I don't agree. Imagine you had enough memory for a table with 2^64 entries, then you wouldn't need to store a signature at all because the full signature itself is only 64 bit (usually) so that the signature would be identical to the index position. That's how the implicit bits of the signature (via the index position) come into play.

Re: Hash collision?

Posted: Sat Jun 08, 2019 3:22 am
by Dann Corbit
Ras wrote: Sat Jun 08, 2019 3:19 am
hgm wrote: Sat Jun 08, 2019 12:26 amThe total size of the table has no influence on any of this.
I don't agree. Imagine you had enough memory for a table with 2^64 entries, then you wouldn't need to store a signature at all because the full signature itself is only 64 bit (usually) so that the signature would be identical to the index position. That's how the implicit bits of the signature (via the index position) come into play.
Take the other extreme: A hash table that stores a single entry.
Almost every operation overwrites it (except for real transpositions).

Re: Hash collision?

Posted: Sat Jun 08, 2019 3:35 am
by Ras
Dann Corbit wrote: Sat Jun 08, 2019 3:22 amTake the other extreme: A hash table that stores a single entry.
Yeah then you would need to store the full 64 bit signature. Basically, the information stored is the length of the signature plus the implicit index bits minus the bucket length bits. Of course, you have to store bits that are not already encoded in the index bits.

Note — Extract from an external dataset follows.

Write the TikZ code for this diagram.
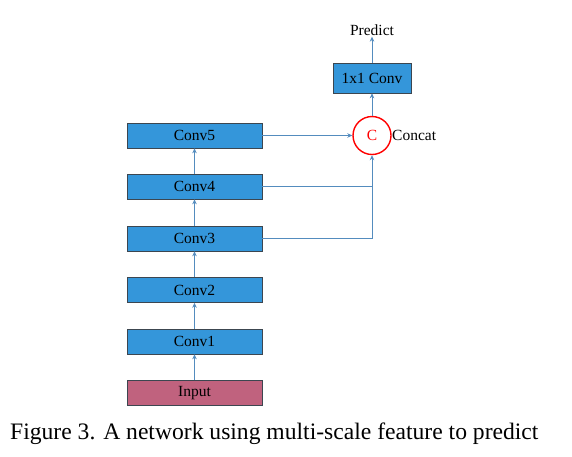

I store the upper 32 bits. Then I abuse the flag for exact/alpha/beta which needs 2 bits, but is a uint8_t, so that allows to fudge in 6 additional bits. The bucket length is 3 which loses me 2 bits again, that gives 36 bits. With 2^12 = 4096 entries, that makes 48 bits, and with 10 bytes per entry, that's 40 kB. Even my embedded STM32 platform is sufficient for that, let alone smartphones or PCs.

On top of that, I check whether the hash move is pseudo-legal, so that gives a little more redundancy.